Mom waved as I ducked my head down below the passenger side window, so no one could see that I was being dropped off by an actual parent. At 13 years old, I was obviously old enough to drive myself, or at least make it appear that I had arrived to this dance as if by magic. Perhaps I even got a ride from a creepy high school dude named Dusty or Rusty or Kurt, because that was totally possible, too. I mean, I’d just changed out the elastics on my braces to an older, more mature shade of teal. My orthodontia brought all the boys to the yard.
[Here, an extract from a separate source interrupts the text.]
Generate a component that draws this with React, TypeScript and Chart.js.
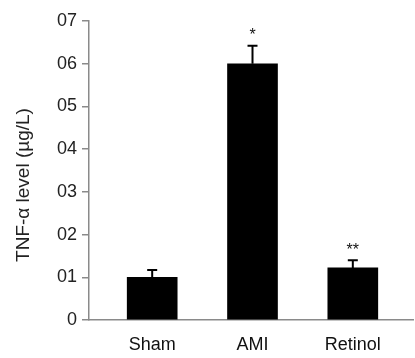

Because I refused to wear any sort of jacket or be seen with something as stupid as an umbrella, my hair was already frizzing around my multicolored butterfly clips and my flared jeans were soaked through by the time I arrived inside. The lobby, so boring and familiar during the school day, became a whir of high-pitched chatter, incessant hugging, and obscene amounts of cotton candy body spray. Hugs were exchanged, compliments were cooed, crushes were spotted, and plans were hatched. We bounced into the dark cafeteria, which promised many more possibilities than chop suey or cheeseburgers on a night like this.
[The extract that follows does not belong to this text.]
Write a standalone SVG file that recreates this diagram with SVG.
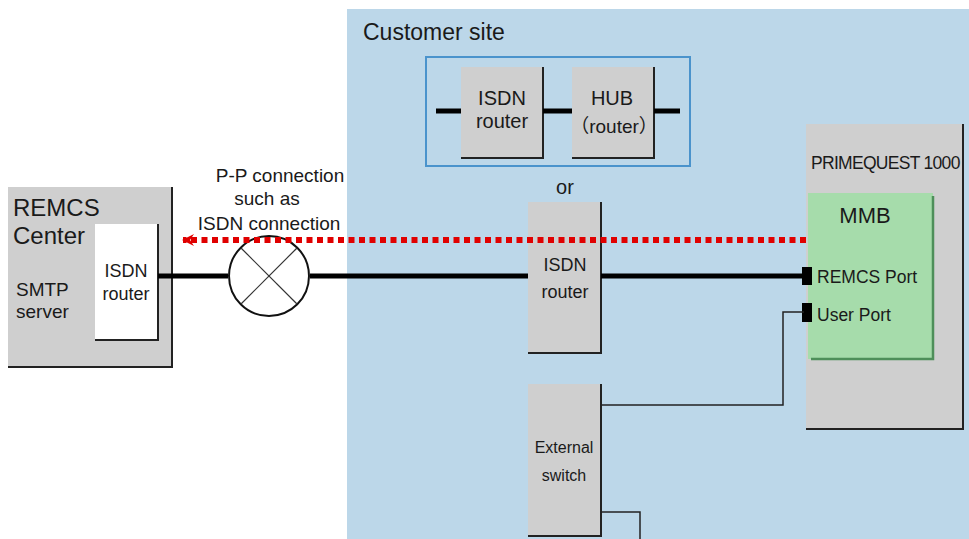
<svg xmlns="http://www.w3.org/2000/svg" width="969" height="539" viewBox="0 0 969 539">
<defs>
<style>
text{font-family:"Liberation Sans",Arial,"Noto Sans CJK JP",sans-serif;fill:#1a1a1a}
.gray{fill:#cfcfcf}
.sh{fill:none;stroke:#222;stroke-width:2}
.thick{stroke:#000;stroke-width:5;fill:none}
.thin{stroke:#222;stroke-width:1.5;fill:none}
.c{text-anchor:middle}
</style>
<marker id="arr" markerWidth="14" markerHeight="14" refX="12" refY="7" orient="auto" markerUnits="userSpaceOnUse">
<path d="M1,1 L13,7 L1,13 L5,7 Z" fill="#e00000"/>
</marker>
</defs>
<rect width="969" height="539" fill="#fff"/>
<g id="customer-site">
<rect x="347" y="9" width="622" height="530" fill="#bcd7e9"/>
<text x="363" y="40" font-size="23">Customer site</text>
</g>
<g id="alt-box">
<rect x="426" y="57" width="264" height="109" fill="none" stroke="#4a93cc" stroke-width="2"/>
<text x="565" y="194" class="c" font-size="20">or</text>
</g>
<g id="remcs-center">
<rect x="8" y="187" width="164" height="180" class="gray"/>
<polyline points="172,187 172,367 8,367" class="sh"/>
<text x="13" y="216" font-size="24">REMCS</text>
<text x="13" y="244" font-size="24">Center</text>
<text x="16" y="296" font-size="19">SMTP</text>
<text x="16" y="318" font-size="19">server</text>
</g>
<g id="remcs-isdn-router">
<rect x="95" y="224" width="63" height="116" fill="#fff"/>
<polyline points="158,224 158,340 95,340" class="sh" stroke-width="1.5"/>
<text x="126" y="277" class="c" font-size="18">ISDN</text>
<text x="126" y="300" class="c" font-size="18">router</text>
</g>
<g id="pp-connection">
<circle cx="269" cy="276" r="40" fill="#fff" stroke="#111" stroke-width="2"/>
<line x1="241" y1="248" x2="297" y2="304" stroke="#333" stroke-width="1.2"/>
<line x1="297" y1="248" x2="241" y2="304" stroke="#333" stroke-width="1.2"/>
<text x="280" y="182" class="c" font-size="19">P-P connection</text>
<text x="267" y="205" class="c" font-size="19">such as</text>
<text x="269" y="230" class="c" font-size="19">ISDN connection</text>
</g>
<g id="alt-isdn-router">
<rect x="461" y="67" width="82" height="91" class="gray"/>
<polyline points="543,67 543,158 461,158" class="sh" stroke-width="1.5"/>
<text x="502" y="105" class="c" font-size="20">ISDN</text>
<text x="502" y="128" class="c" font-size="20">router</text>
</g>
<g id="alt-hub">
<rect x="572" y="67" width="82" height="91" class="gray"/>
<polyline points="654,67 654,158 572,158" class="sh" stroke-width="1.5"/>
<text x="612" y="105" class="c" font-size="20">HUB</text>
<text x="614" y="133" class="c" font-size="19">（router）</text>
</g>
<g id="isdn-router">
<rect x="528" y="202" width="73" height="151" class="gray"/>
<polyline points="601,202 601,353 528,353" class="sh"/>
<text x="565" y="271" class="c" font-size="18">ISDN</text>
<text x="565" y="298" class="c" font-size="18">router</text>
</g>
<g id="external-switch">
<rect x="528" y="384" width="73" height="152" class="gray"/>
<polyline points="601,384 601,536 528,536" class="sh"/>
<text x="564" y="453" class="c" font-size="16">External</text>
<text x="564" y="481" class="c" font-size="16">switch</text>
</g>
<g id="primequest">
<rect x="806" y="124" width="157" height="305" class="gray"/>
<polyline points="963,124 963,429 806,429" class="sh"/>
<text x="811" y="169" font-size="17.5" letter-spacing="-0.7">PRIMEQUEST 1000</text>
</g>
<g id="mmb">
<rect x="808" y="193" width="125" height="166" fill="#a6dcab"/>
<polyline points="933,196 933,359 811,359" fill="none" stroke="#4e8f5a" stroke-width="2.5"/>
<text x="865" y="223" class="c" font-size="22">MMB</text>
<text x="817" y="283" font-size="17.5">REMCS Port</text>
<text x="817" y="321" font-size="17.5">User Port</text>
<rect x="802" y="267" width="10" height="18" fill="#000"/>
<rect x="802" y="303" width="10" height="19" fill="#000"/>
</g>
<g id="connectors">
<line x1="158" y1="276" x2="228" y2="276" class="thick"/>
<line x1="310" y1="276" x2="528" y2="276" class="thick"/>
<line x1="601" y1="276" x2="804" y2="276" class="thick"/>
<line x1="436" y1="111" x2="461" y2="111" class="thick"/>
<line x1="543" y1="111" x2="572" y2="111" class="thick"/>
<line x1="654" y1="111" x2="680" y2="111" class="thick"/>
<polyline points="601,405 783,405 783,312 804,312" class="thin"/>
<polyline points="601,512 640,512 640,539" class="thin"/>
<line x1="806" y1="240" x2="183" y2="240" stroke="#e00000" stroke-width="6" stroke-dasharray="6 4.5" marker-end="url(#arr)"/>
</g>
</svg>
The DJ was both a teacher at the school and the father of a girl in my class, so he knew just what we sweaty, hormonal little gremlins wanted to hear. First, we lamented those triflin‘ scrubs with TLC. Then, without any transition, we were suddenly scatting and grunting to Korn’s “Freak on a Leash.” And as the ominous first notes of DMX’s “Ruff Ryder’s Anthem” – the radio edit – began to play, we launched our favorite familiar chant: “Stop! Drop! Shut ‘em down, open up shop!” We hadn’t the slightest idea what we were stopping, why we were dropping, who we were shutting down, nor how to open up shop, but we trusted that DMX did. We also learned that snitches wanna lie. I still pity the poor teachers that got suckered into chaperoning our obnoxious asses.
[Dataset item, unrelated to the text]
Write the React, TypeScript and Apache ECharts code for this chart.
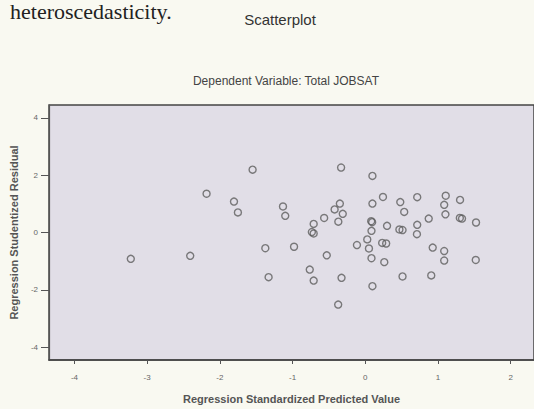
import React, { useEffect, useRef } from "react";
import * as echarts from "echarts";

const xTicks = [-4, -3, -2, -1, 0, 1, 2];
const yTicks = [-4, -2, 0, 2, 4];

const predicted = [
  -3.225, -2.408, -2.183, -1.55, -1.806, -1.752, -1.375, -1.33, -1.132, -1.101,
  -0.98, -0.764, -0.71, -0.735, -0.71, -0.71, -0.566, -0.53, -0.422, -0.35,
  -0.31, -0.371, -0.333, -0.327, -0.373, -0.115, 0.027, 0.05, 0.085, 0.098,
  0.085, 0.081, 0.094, 0.098, 0.098, 0.243, 0.299, 0.232, 0.287, 0.261,
  0.481, 0.535, 0.469, 0.512, 0.512, 0.714, 0.714, 0.71, 0.872, 0.927,
  1.085, 1.085, 0.907, 1.106, 1.085, 1.102, 1.303, 1.3, 1.33, 1.523, 1.519,
];
const residual = [
  -0.918, -0.815, 1.353, 2.192, 1.079, 0.702, -0.548, -1.558, 0.908, 0.582,
  -0.497, -1.295, 0.301, 0.017, -0.034, -1.678, 0.507, -0.798, 0.805, 1.01,
  0.651, 0.377, 2.267, -1.582, -2.517, -0.438, -0.24, -0.558, -0.897, -1.873,
  0.058, 0.394, 0.36, 1.01, 1.976, 1.24, 0.233, -0.363, -0.384, -1.034,
  1.062, 0.719, 0.106, 0.086, -1.534, 1.233, 0.267, -0.058, 0.486, -0.527,
  -0.647, -0.979, -1.497, 1.284, 0.966, 0.634, 1.137, 0.507, 0.486, 0.349, -0.959,
];

export default function App() {
  const ref = useRef<HTMLDivElement>(null);
  useEffect(() => {
    document.body.style.margin = "0";
    const chart = echarts.init(ref.current!, null, { renderer: "svg" });
    const points = predicted.map((x, i) => [x, residual[i]]);
    chart.setOption({
      animation: false,
      backgroundColor: "#f9f9f1",
      textStyle: { fontFamily: "Liberation Sans, Arial, sans-serif" },
      title: [
        {
          text: "Scatterplot",
          left: 275,
          top: 7,
          textAlign: "center",
          textStyle: { fontSize: 15, fontWeight: "normal", color: "#333" },
        },
        {
          text: "Dependent Variable: Total JOBSAT",
          left: 281,
          top: 70,
          textAlign: "center",
          textStyle: { fontSize: 12, fontWeight: "normal", color: "#444" },
        },
      ],
      graphic: [
        {
          type: "text",
          left: 10,
          top: 0,
          style: {
            text: "heteroscedasticity.",
            font: "22px 'Liberation Serif', serif",
            fill: "#222",
          },
        },
      ],
      grid: {
        left: 49,
        top: 105,
        right: -10,
        bottom: 44,
        show: true,
        backgroundColor: "#e1dee7",
        borderColor: "#444",
        borderWidth: 1.5,
      },
      xAxis: {
        type: "value",
        min: -4.35,
        max: 2.32,
        name: "Regression Standardized Predicted Value",
        nameLocation: "middle",
        nameGap: 33,
        nameTextStyle: { fontSize: 11, fontWeight: "bold", color: "#555" },
        splitLine: { show: false },
        axisLine: { show: true, onZero: false, lineStyle: { color: "#444", width: 1.5 } },
        axisTick: { show: true, length: 4, customValues: xTicks, lineStyle: { color: "#555" } },
        axisLabel: { customValues: xTicks, fontSize: 8, color: "#666", margin: 13 },
      },
      yAxis: {
        type: "value",
        min: -4.45,
        max: 4.45,
        name: "Regression Studentized Residual",
        nameLocation: "middle",
        nameGap: 25,
        nameTextStyle: { fontSize: 11, fontWeight: "bold", color: "#555" },
        splitLine: { show: false },
        axisLine: { show: true, onZero: false, lineStyle: { color: "#555", width: 1.2 } },
        axisTick: { show: true, length: 8, customValues: yTicks, lineStyle: { color: "#555" } },
        axisLabel: { customValues: yTicks, fontSize: 8, color: "#666", margin: 11 },
      },
      series: [
        {
          type: "scatter",
          data: points,
          symbol: "circle",
          symbolSize: 7,
          itemStyle: { color: "transparent", borderColor: "#5e5e5e", borderWidth: 1.4 },
        },
      ],
    });
    return () => chart.dispose();
  }, []);
  return <div ref={ref} style={{ width: 534, height: 409 }} />;
}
In between taking unnecessary bathroom trips in packs of eight, where we gossiped about who had brought the vodka-filled water bottle that was being passed around, hush-hush slow dance arrangements were quietly taking place. “Um, Matt wants to know if you’ll dance with him,” a courier approached and whispered to me as Savage Garden’s “I Knew I Loved You” began playing. I surveyed the shy guy behind him and while I most definitely didn’t dream him into life, a dance couldn’t hurt. “Sure,” I mumbled, and with that, a figure was pushed out of the shadows and into my outstretched arms. We spent the next three minutes making small talk about how much we hated the song. Shuffling clumsily in a circle at an uncomfortable distance from each other, our friends urged us to make out from the sidelines. As soon as the song ended, we turned away, giggling to our posse. This wouldn’t be spoken of on Monday.
By this point, my face was sufficiently sweat-streaked and red from jumping around to “Livin’ La Vida Loca” and my ill-fitting purple RAVE top was clinging for dear life to my frame. This meant only one thing: it was time to go home.
If you weren’t “going out” with anyone (read: walking them to the bus and stealing kisses during movies in class) and didn’t make it out of the cafeteria before the last song… well, lord have mercy on your soul. Unless you were a middle school dance virgin in my small New Hampshire town, you knew that Led Zeppelin’s “Stairway to Heaven” always marked the end of the evening. Like the zombies encroaching at the end of the “Thriller” video, the great unwashed miscreants came out of the shadows and ravenously searched for a gal to grope and breathe heavily on during the song that never ended. I’d learned this at the first dance and vowed never to stick around that long again.
Though, come to think of closing time at the bar these days, I guess my 13-year-old self was smarter than I give her credit for.